Photo of the Virunga Mountains in Rwanda photo by Kristen Allen
I dreamed about Rwanda again last night.
I was walking down a red clay road. School children in matching uniforms were running and laughing in a group ahead of me. The air smelled of eucalyptus and smoke. The diminutive Sister Donatella was holding my arm, grinning from ear to ear. In her French roast coffee accent, she is telling me about unshakeable faith. Her joie de vivre should be a contradiction. She, herself, has survived unspeakable horrors, with amazing courage, and a tenacity for her country that usually brings to mind decorated war heroes. Yet, here she is encouraging me as we walk through Kigali…
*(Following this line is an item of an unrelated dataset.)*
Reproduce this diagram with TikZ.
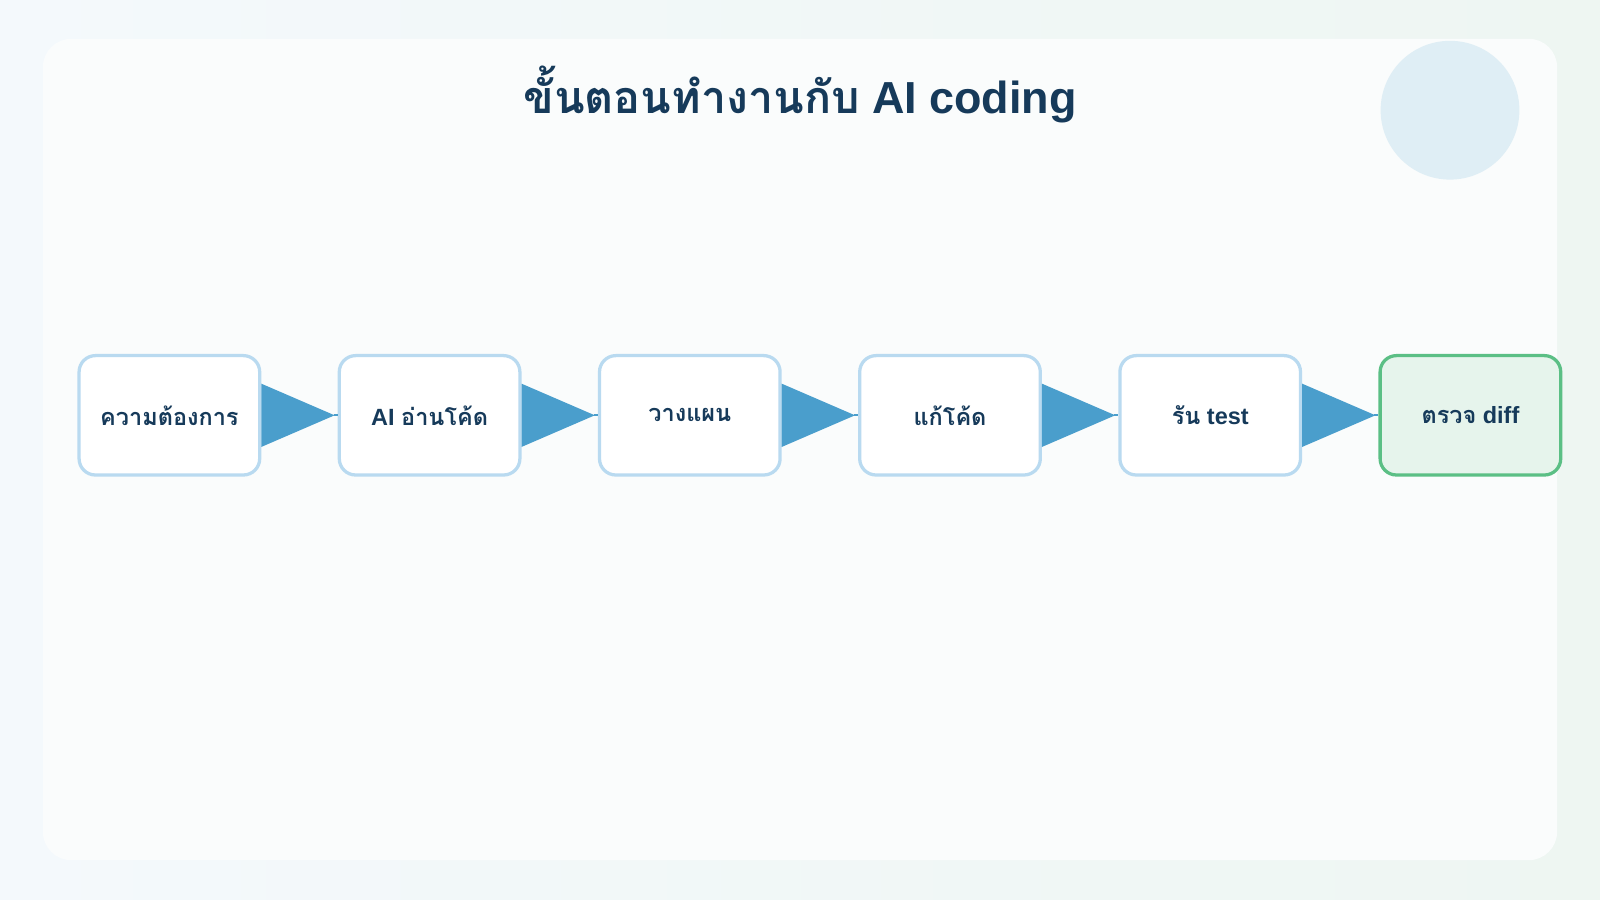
\documentclass[tikz,border=0pt]{standalone}
\usepackage{fontspec}
\setmainfont{Liberation Sans}
\newfontfamily\thai[Script=Thai]{Loma}
\definecolor{bgA}{HTML}{F4F9FC}
\definecolor{bgB}{HTML}{EEF6F2}
\definecolor{card}{HTML}{FAFCFC}
\definecolor{circ}{HTML}{DFEEF5}
\definecolor{titlec}{HTML}{163A5A}
\definecolor{bedge}{HTML}{B9DAF0}
\definecolor{gedge}{HTML}{5BBF85}
\definecolor{gfill}{HTML}{E6F4EC}
\definecolor{arr}{HTML}{4A9ECC}
\begin{document}
\begin{tikzpicture}[x=0.5pt,y=-0.5pt,
  stepbox/.style={draw=bedge,line width=1.6pt,fill=white,rounded corners=8pt,minimum width=88.5pt,minimum height=58.5pt,inner sep=0pt,font=\bfseries\fontsize{11.5}{13}\selectfont,text=titlec},
  finalbox/.style={stepbox,draw=gedge,fill=gfill},
  flow/.style={draw=arr,line width=0.8pt}]
\useasboundingbox (0,0) rectangle (1568,882);
\shade[left color=bgA,right color=bgB] (0,0) rectangle (1568,882);
\fill[card,rounded corners=14pt] (42,38) rectangle (1526,843);
\fill[circ] (1421,108) circle (68);
\node[font=\bfseries\fontsize{22}{26}\selectfont,text=titlec] (title) at (784,93) {{\thai ขั้นตอนทำงานกับ} AI coding};
\node[stepbox] (s1) at (166,407) {\thai ความต้องการ};
\node[stepbox] (s2) at (421,407) {AI {\thai อ่านโค้ด}};
\node[stepbox] (s3) at (676,407) {\thai วางแผน};
\node[stepbox] (s4) at (931,407) {\thai แก้โค้ด};
\node[stepbox] (s5) at (1186,407) {{\thai รัน} test};
\node[finalbox] (s6) at (1441,407) {{\thai ตรวจ} diff};
\foreach \a/\b in {s1/s2,s2/s3,s3/s4,s4/s5,s5/s6}{
  \fill[arr] ([yshift=15.5pt]\a.east) -- ([xshift=-1.5pt]\b.west) -- ([yshift=-15.5pt]\a.east) -- cycle;
  \draw[flow] ([xshift=-2pt]\b.west) -- (\b.west);
}
\end{tikzpicture}
\end{document}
Road in Kigali, Rwanda photo by Matt Brennan
When I was a little girl, I saw a National Geographic special about Dian Fossey. Like every kid my age, I was fascinated by her work with apes. That her death was a mystery made Fossey even more compelling to me. Add the gorgeous Nat Geo footage of central Africa in what is now Rwanda and I was hooked. It was a childhood dream to travel to the Virunga Mountains to meet the “gorillas in the mist” myself.
And then it happened.
Through a series of incredible events, I was able to chaperone two student trips to the Land of a Thousand Hills in 2012 and 2013. As anyone who has ever experienced a culture and geography so different from their own will tell you, those months in Rwanda changed me in very real, very powerful ways. It was more than my broadened worldview, though. In my very core, I am changed.
I still dream about Rwanda often, waking up homesick for the place and its people.
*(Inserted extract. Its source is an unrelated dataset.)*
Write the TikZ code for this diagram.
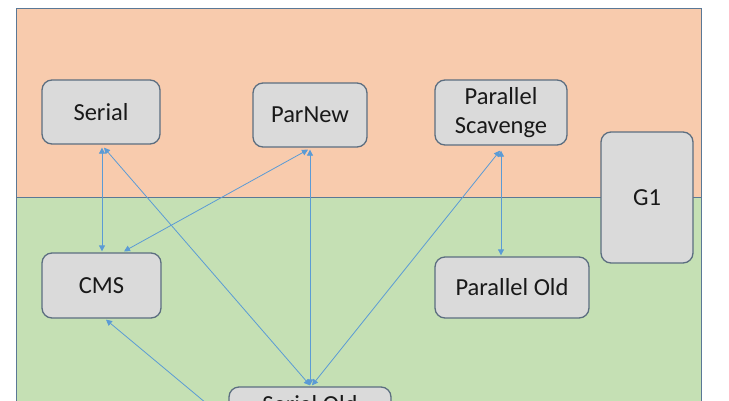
\documentclass[tikz,border=0pt]{standalone}
\usepackage{fontspec}
\setmainfont{Carlito}
\usetikzlibrary{arrows.meta,calc}
\definecolor{topbg}{HTML}{F8CBAD}
\definecolor{botbg}{HTML}{C5E0B4}
\definecolor{framecol}{HTML}{5A7896}
\definecolor{nodefill}{HTML}{DADADA}
\definecolor{nodeline}{HTML}{5C6E80}
\definecolor{arrowblue}{HTML}{5B9BD5}
\begin{document}
\begin{tikzpicture}[x=1pt,y=-1pt,
  gcbox/.style={draw=nodeline, fill=nodefill, rounded corners=10pt, line width=1.3pt,
    font=\fontsize{24.5}{29}\selectfont, text=black!90, inner sep=2pt, align=center},
  conn/.style={draw=arrowblue, line width=0.8pt,
    {Triangle[length=6pt,width=6pt]}-{Triangle[length=6pt,width=6pt]}},
  oneway/.style={draw=arrowblue, line width=0.8pt, -{Triangle[length=6pt,width=6pt]}},
  framed/.style={draw=framecol, line width=1pt}]
\useasboundingbox (0,0) rectangle (729,400);
\clip (0,0) rectangle (729,400);
\fill[white] (0,0) rectangle (729,400);
\fill[topbg] (16.5,8.5) rectangle (701.5,197.5);
\fill[botbg] (16.5,197.5) rectangle (701.5,460);
\draw[framed] (16.5,460) -- (16.5,8.5) -- (701.5,8.5) -- (701.5,460);
\draw[framed] (16.5,197.5) -- (701.5,197.5);

\node[gcbox, minimum width=118pt, minimum height=64pt] (serial) at (101,112) {Serial};
\node[gcbox, minimum width=114pt, minimum height=64pt] (parnew) at (310,115) {ParNew};
\node[gcbox, minimum width=132pt, minimum height=65pt] (ps) at (501,112.5) {Parallel\\Scavenge};
\node[gcbox, minimum width=92pt, minimum height=131pt] (g1) at (647,197.5) {G1};
\node[gcbox, minimum width=119pt, minimum height=65pt] (cms) at (101.5,285.5) {CMS};
\node[gcbox, minimum width=154pt, minimum height=61pt] (parold) at (512,287.5) {Parallel Old};
\node[gcbox, minimum width=162pt, minimum height=34pt] (serialold) at (310,404) {Serial Old};

\draw[conn] ($(serial.south)+(1,3)$) -- ($(cms.north)+(0.5,-1)$);
\draw[conn] ($(serial.south)+(3,3)$) -- ($(serialold.north)+(0,-1)$);
\draw[conn] ($(parnew.south)+(-2,2)$) -- ($(cms.north)+(22.5,-1)$);
\draw[conn] ($(parnew.south)+(0,2)$) -- ($(serialold.north)+(0,-1)$);
\draw[conn] ($(ps.south)+(-1,5)$) -- ($(serialold.north)+(2,-1)$);
\draw[conn] ($(ps.south)+(0,5)$) -- ($(parold.north)+(-11,-1)$);
\draw[oneway] (serialold.south west) -- ($(cms.south)+(4.5,1)$);
\end{tikzpicture}
\end{document}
Over the years, I have read dozens of history and ethnographic studies of Rwanda—about Dian Fossey and the apes, yes, but also the nation’s colonization, the ongoing redistribution of borders, the genocide of 1994, the rebuilding of the nation since. It makes for both sobering and inspiring reading.
It is the music, dance, design, and poetry of the nation that has most deeply moved me, though. By my second trip to Rwanda, I had come to know enough about the people I had met (enough to not generalize the entire population of the nation) to start to be able to see the world through their eyes, and not my American eyes.
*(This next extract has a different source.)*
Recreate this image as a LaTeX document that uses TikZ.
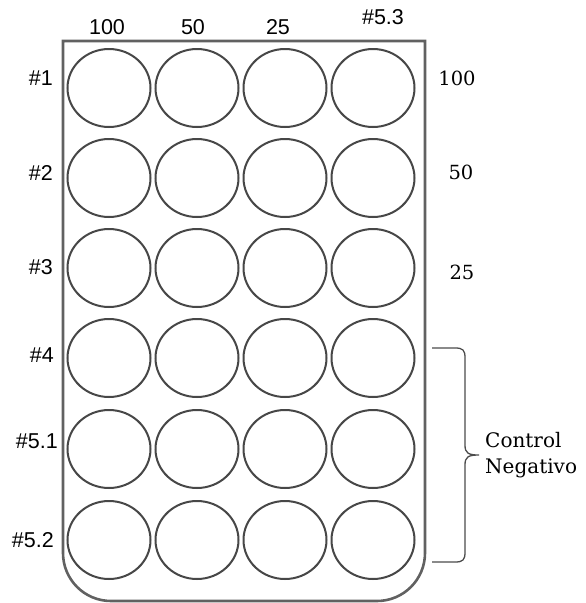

Their art has been key to helping me do that.
There is a fluidity to Rwandan traditional dance and pop music that also shows up in their poetry. At first, I thought it was a sharp contrast to the tenacity of the people who continue to farm on steep mountain slopes; the persistence of a people rebuilding their families, communities, and nation post-genocide.
I thought their art would be somehow sharper, rockier. Now I see how Rwandan art moves the way flowing water over time will shape landscapes, smooth stones, carve canyons. Sometimes it’s just a trickle. Sometimes it’s whitewater. On it flows, though, shaping a nation.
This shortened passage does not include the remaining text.